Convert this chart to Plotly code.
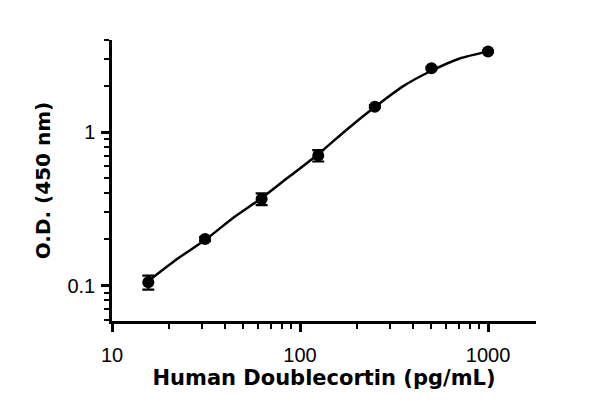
import plotly.graph_objects as go

# -----------------------------
# Data
# -----------------------------

conc = [15.6, 31.25, 62.5, 125, 250, 500, 1000]
od = [0.105, 0.201, 0.367, 0.705, 1.47, 2.62, 3.37]
od_err = [0.011, 0.006, 0.032, 0.06, 0.03, 0.05, 0.05]

# fitted curve
curve_x = [15.6, 22, 31.25, 44, 62.5, 88, 125, 177, 250, 354, 500, 707, 1000]
curve_y = [0.107, 0.148, 0.198, 0.276, 0.372, 0.516, 0.72, 1.04, 1.46, 2.0, 2.52, 3.03, 3.37]

x_ticks = [10, 100, 1000]
y_ticks = [0.1, 1]

TITLE_FONT = "DejaVu Sans"
TICK_FONT = "Liberation Sans"

fig = go.Figure()

fig.add_trace(go.Scatter(
    x=curve_x,
    y=curve_y,
    mode="lines",
    line=dict(color="black", width=2.5, shape="spline", smoothing=0.6),
    hoverinfo="skip",
    showlegend=False,
))

fig.add_trace(go.Scatter(
    x=conc,
    y=od,
    mode="markers",
    marker=dict(color="black", size=12),
    error_y=dict(type="data", array=od_err, color="black", thickness=2.2, width=6),
    showlegend=False,
))

axis_common = dict(
    type="log",
    automargin=False,
    showgrid=False,
    zeroline=False,
    showline=True,
    linecolor="black",
    linewidth=2.5,
    ticks="outside",
    ticklen=8,
    tickwidth=2.5,
    tickcolor="black",
    tickfont=dict(family=TICK_FONT, size=20, color="black"),
    minor=dict(ticks="outside", ticklen=5, tickwidth=2.2, tickcolor="black",
               dtick="D1", showgrid=False),
)

fig.update_xaxes(
    **axis_common,
    range=[1, 3.255],
    tickvals=x_ticks,
    ticktext=[str(v) for v in x_ticks],
    ticklabelstandoff=6,
    title=dict(text="<b>Human Doublecortin (pg/mL)</b>",
               font=dict(family=TITLE_FONT, size=21, color="black"), standoff=0),
)

fig.update_yaxes(
    **axis_common,
    range=[-1.231, 0.602],
    tickvals=y_ticks,
    ticktext=["0.1", "1"],
    ticklabelstandoff=2,
    title=dict(text="<b>O.D. (450 nm)</b>",
               font=dict(family=TITLE_FONT, size=20, color="black"), standoff=12),
)

# the page body adds 8px, so the margins are pulled in by that much
fig.update_layout(
    width=600,
    height=409,
    margin=dict(l=104, r=72, t=32, b=96),
    plot_bgcolor="white",
    paper_bgcolor="white",
)

fig.write_html("out.html")
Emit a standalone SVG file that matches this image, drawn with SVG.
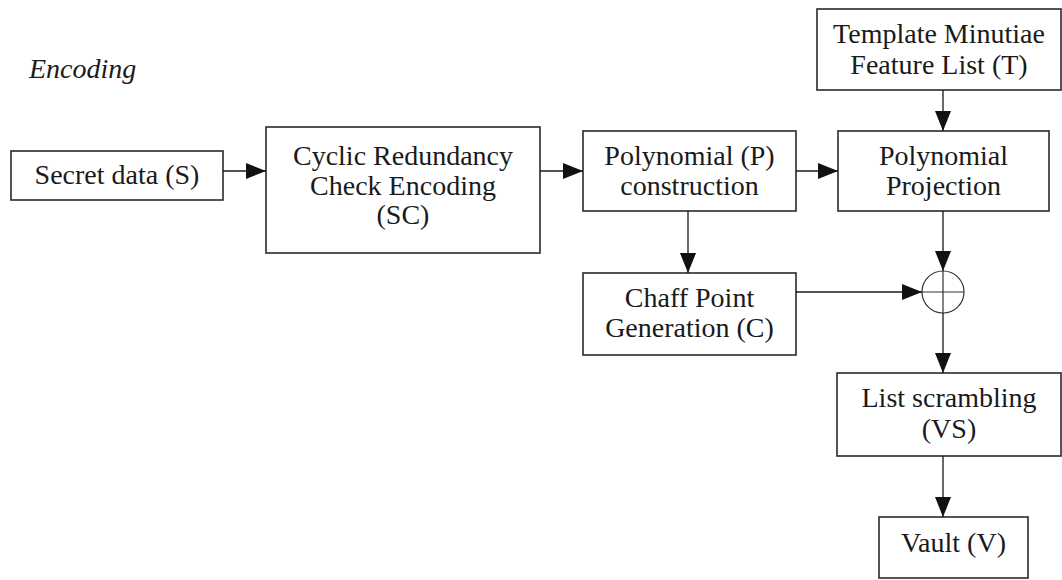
<svg xmlns="http://www.w3.org/2000/svg" width="1062" height="580" viewBox="0 0 1062 580">
  <style>
    .box { fill: #ffffff; stroke: #2a2a2a; stroke-width: 1.6; }
    .lbl { font-family: "Liberation Serif", "Times New Roman", serif; font-size: 28px; fill: #1a1a1a; text-anchor: middle; }
    .title { font-family: "Liberation Serif", "Times New Roman", serif; font-size: 28px; font-style: italic; fill: #1a1a1a; }
    .edge { fill: none; stroke: #1a1a1a; stroke-width: 1.3; }
    .sum { fill: none; stroke: #333333; stroke-width: 1.2; }
  </style>
  <defs>
    <marker id="arrow" markerUnits="userSpaceOnUse" markerWidth="20" markerHeight="16" refX="20" refY="8" orient="auto">
      <path d="M0,0 L20,8 L0,16 z" fill="#111111"/>
    </marker>
  </defs>
  <rect width="1062" height="580" fill="#ffffff"/>

  <text class="title" x="29" y="78">Encoding</text>

  <g id="secret">
    <rect class="box" x="11" y="151" width="212" height="49"/>
    <text class="lbl" x="117" y="184">Secret data (S)</text>
  </g>

  <g id="crc">
    <rect class="box" x="266" y="127" width="274" height="126"/>
    <text class="lbl" x="403" y="165">Cyclic Redundancy</text>
    <text class="lbl" x="403" y="195">Check Encoding</text>
    <text class="lbl" x="403" y="224">(SC)</text>
  </g>

  <g id="poly">
    <rect class="box" x="583" y="131" width="213" height="80"/>
    <text class="lbl" x="689.5" y="165">Polynomial (P)</text>
    <text class="lbl" x="689.5" y="195">construction</text>
  </g>

  <g id="template">
    <rect class="box" x="817" y="9" width="244" height="81"/>
    <text class="lbl" x="939" y="43">Template Minutiae</text>
    <text class="lbl" x="939" y="74">Feature List (T)</text>
  </g>

  <g id="projection">
    <rect class="box" x="838" y="131" width="211" height="80"/>
    <text class="lbl" x="943.5" y="165">Polynomial</text>
    <text class="lbl" x="943.5" y="195">Projection</text>
  </g>

  <g id="chaff">
    <rect class="box" x="583" y="273" width="213" height="82"/>
    <text class="lbl" x="689.5" y="307">Chaff Point</text>
    <text class="lbl" x="689.5" y="337">Generation (C)</text>
  </g>

  <g id="combine">
    <circle class="sum" cx="943" cy="292" r="21"/>
    <line class="sum" x1="922" y1="292" x2="964" y2="292"/>
    <line class="sum" x1="943" y1="271" x2="943" y2="313"/>
  </g>

  <g id="scramble">
    <rect class="box" x="837" y="373" width="224" height="83"/>
    <text class="lbl" x="949" y="407">List scrambling</text>
    <text class="lbl" x="949" y="438">(VS)</text>
  </g>

  <g id="vault">
    <rect class="box" x="879" y="517" width="149" height="61"/>
    <text class="lbl" x="953.5" y="552">Vault (V)</text>
  </g>

  <g id="connectors">
    <line class="edge" x1="223" y1="171" x2="266" y2="171" marker-end="url(#arrow)"/>
    <line class="edge" x1="540" y1="171" x2="583" y2="171" marker-end="url(#arrow)"/>
    <line class="edge" x1="796" y1="171" x2="838" y2="171" marker-end="url(#arrow)"/>
    <line class="edge" x1="943" y1="90" x2="943" y2="131" marker-end="url(#arrow)"/>
    <line class="edge" x1="688" y1="211" x2="688" y2="273" marker-end="url(#arrow)"/>
    <line class="edge" x1="943" y1="211" x2="943" y2="271" marker-end="url(#arrow)"/>
    <line class="edge" x1="796" y1="292" x2="922" y2="292" marker-end="url(#arrow)"/>
    <line class="edge" x1="943" y1="313" x2="943" y2="373" marker-end="url(#arrow)"/>
    <line class="edge" x1="943" y1="456" x2="943" y2="517" marker-end="url(#arrow)"/>
  </g>
</svg>
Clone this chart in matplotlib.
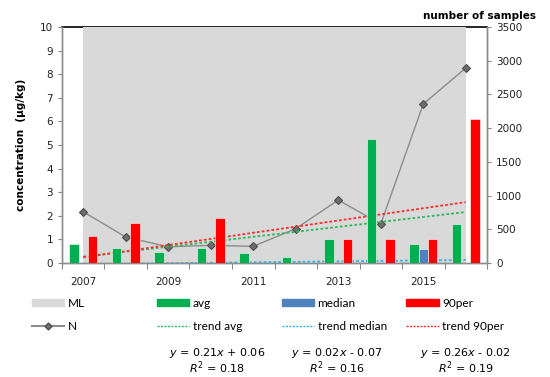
import numpy as np
import matplotlib
matplotlib.use("Agg")
import matplotlib.pyplot as plt
from matplotlib.patches import Patch
from matplotlib.lines import Line2D

# data
years = [2007, 2008, 2009, 2010, 2011, 2012, 2013, 2014, 2015, 2016]
ml = [10, 10, 10, 10, 10, 10, 10, 10, 10, 10]
avg = [0.80, 0.62, 0.47, 0.64, 0.42, 0.27, 1.02, 5.27, 0.81, 1.67]
median = [0, 0, 0, 0, 0, 0, 0, 0, 0.59, 0]
per90 = [1.13, 1.71, 0, 1.91, 0, 0, 1.02, 1.02, 1.02, 6.10]
n_samples = [760, 385, 240, 262, 247, 509, 934, 578, 2358, 2892]
# trend equations as printed on the chart: y = a*x + b, x = 1..10
trend_names = ["trend avg", "trend median", "trend 90per"]
trend_slope = [0.21, 0.02, 0.26]
trend_icpt = [0.06, -0.07, -0.02]
trend_r2 = [0.18, 0.16, 0.19]

c_green = "#00B050"
c_blue = "#4F81BD"
c_red = "#FF0000"
c_ml = "#D9D9D9"
trend_colors = ["#2EB85C", "#2FB4E8", "#FF2A2A"]

fig = plt.figure(figsize=(5.5, 3.77), dpi=100)
ax = fig.add_axes([0.1127, 0.3024, 0.7728, 0.626])
ax2 = ax.twinx()
ax.set_zorder(ax2.get_zorder() + 1)
ax.patch.set_visible(False)

x = np.arange(len(years))

# ML area (on ax2 so it stays behind the N line and bars)
ax2.fill_between(x, 0, ml, color=c_ml, lw=0, transform=ax.transData, zorder=1)

# N line
ax2.plot(x, n_samples, color="#8C8C8C", lw=1.0, marker="D", ms=4,
         mfc="#6E6E6E", mec="#4D4D4D", mew=0.8, zorder=3)

# trend lines
xt = x + 1
for a, b, col in zip(trend_slope, trend_icpt, trend_colors):
    ax.plot(x, a * xt + b, ls=(0, (1.5, 1.2)), color=col, lw=1.3, zorder=2)

bw = 0.22
ax.bar(x - bw, avg, bw, color=c_green, edgecolor="white", lw=0.4, zorder=4)
ax.bar(x, median, bw, color=c_blue, edgecolor="white", lw=0.4, zorder=4)
ax.bar(x + bw, per90, bw, color=c_red, edgecolor="white", lw=0.4, zorder=4)

ax.set_xlim(-0.5, len(years) - 0.5)
ax.set_ylim(0, 10)
ax2.set_ylim(0, 3500)

ax.set_yticks(range(0, 11))
ax2.set_yticks(range(0, 3501, 500))
ax.set_xticks(np.concatenate([[-0.5], x + 0.5]))
ax.set_xticklabels([])
ax.set_xticks(x[::2], minor=True)
ax.set_xticklabels([str(y) for y in years[::2]], minor=True)

tick_font = dict(labelsize=7.5, colors="#222222")
ax.tick_params(axis="y", length=3, color="#888888", **tick_font)
ax2.tick_params(axis="y", length=3, color="#888888", **tick_font)
ax.tick_params(axis="x", which="major", length=4, color="#888888")
ax.tick_params(axis="x", which="minor", length=0, pad=10, **tick_font)

for a_ in (ax, ax2):
    for s in a_.spines.values():
        s.set_color("#8C8C8C")
        s.set_linewidth(1.0)
ax.spines["top"].set_visible(False)
ax2.spines["top"].set_color("black")
ax2.spines["top"].set_linewidth(1.2)
ax2.spines["top"].set_zorder(0.5)

ax.set_ylabel("concentration  (µg/kg)", fontsize=7.5, fontweight="bold", labelpad=10)
fig.text(0.975, 0.958, "number of samples", ha="right", va="center",
         fontsize=7.5, fontweight="bold")

# legend, one column at a time
dot = (0, (1.5, 1))
cols = [
    ([Patch(color=c_ml), Line2D([], [], color="#8C8C8C", marker="D", ms=3.5,
                                mfc="#6E6E6E", mec="#4D4D4D")], ["ML", "N"]),
    ([Patch(color=c_green), Line2D([], [], color=trend_colors[0], ls=dot, lw=1)],
     ["avg", trend_names[0]]),
    ([Patch(color=c_blue), Line2D([], [], color=trend_colors[1], ls=dot, lw=1)],
     ["median", trend_names[1]]),
    ([Patch(color=c_red), Line2D([], [], color=trend_colors[2], ls=dot, lw=1)],
     ["90per", trend_names[2]]),
]
col_x = [0.058, 0.285, 0.512, 0.739]
for cx, (h, l) in zip(col_x, cols):
    fig.legend(h, l, loc="upper left", bbox_to_anchor=(cx, 0.21),
               frameon=False, prop={"family": "Lato", "size": 8.5},
               handlelength=2.75, handleheight=0.55, handletextpad=0.3,
               labelspacing=1.0, borderaxespad=0, borderpad=0)

eq_x = [0.395, 0.612, 0.847]
for xc, a, b, r2 in zip(eq_x, trend_slope, trend_icpt, trend_r2):
    sign = "+" if b >= 0 else "-"
    fig.text(xc, 0.063, "$y$ = %.2f$x$ %s %.2f" % (a, sign, abs(b)),
             ha="center", va="center", fontsize=8)
    fig.text(xc, 0.025, "$R^2$ = %.2f" % r2, ha="center", va="center", fontsize=8)

fig.savefig("out.png", dpi=100)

-- -- --

Your task is to transcribe exactly the lines starting at the line that contains "Clone this chart in matplotlib." and ending at the line that contains "ax2.set_ylim(0, 3500)", both included. Leave out the pictures.

Clone this chart in matplotlib.
import numpy as np
import matplotlib
matplotlib.use("Agg")
import matplotlib.pyplot as plt
from matplotlib.patches import Patch
from matplotlib.lines import Line2D

# data
years = [2007, 2008, 2009, 2010, 2011, 2012, 2013, 2014, 2015, 2016]
ml = [10, 10, 10, 10, 10, 10, 10, 10, 10, 10]
avg = [0.80, 0.62, 0.47, 0.64, 0.42, 0.27, 1.02, 5.27, 0.81, 1.67]
median = [0, 0, 0, 0, 0, 0, 0, 0, 0.59, 0]
per90 = [1.13, 1.71, 0, 1.91, 0, 0, 1.02, 1.02, 1.02, 6.10]
n_samples = [760, 385, 240, 262, 247, 509, 934, 578, 2358, 2892]
# trend equations as printed on the chart: y = a*x + b, x = 1..10
trend_names = ["trend avg", "trend median", "trend 90per"]
trend_slope = [0.21, 0.02, 0.26]
trend_icpt = [0.06, -0.07, -0.02]
trend_r2 = [0.18, 0.16, 0.19]

c_green = "#00B050"
c_blue = "#4F81BD"
c_red = "#FF0000"
c_ml = "#D9D9D9"
trend_colors = ["#2EB85C", "#2FB4E8", "#FF2A2A"]

fig = plt.figure(figsize=(5.5, 3.77), dpi=100)
ax = fig.add_axes([0.1127, 0.3024, 0.7728, 0.626])
ax2 = ax.twinx()
ax.set_zorder(ax2.get_zorder() + 1)
ax.patch.set_visible(False)

x = np.arange(len(years))

# ML area (on ax2 so it stays behind the N line and bars)
ax2.fill_between(x, 0, ml, color=c_ml, lw=0, transform=ax.transData, zorder=1)

# N line
ax2.plot(x, n_samples, color="#8C8C8C", lw=1.0, marker="D", ms=4,
         mfc="#6E6E6E", mec="#4D4D4D", mew=0.8, zorder=3)

# trend lines
xt = x + 1
for a, b, col in zip(trend_slope, trend_icpt, trend_colors):
    ax.plot(x, a * xt + b, ls=(0, (1.5, 1.2)), color=col, lw=1.3, zorder=2)

bw = 0.22
ax.bar(x - bw, avg, bw, color=c_green, edgecolor="white", lw=0.4, zorder=4)
ax.bar(x, median, bw, color=c_blue, edgecolor="white", lw=0.4, zorder=4)
ax.bar(x + bw, per90, bw, color=c_red, edgecolor="white", lw=0.4, zorder=4)

ax.set_xlim(-0.5, len(years) - 0.5)
ax.set_ylim(0, 10)
ax2.set_ylim(0, 3500)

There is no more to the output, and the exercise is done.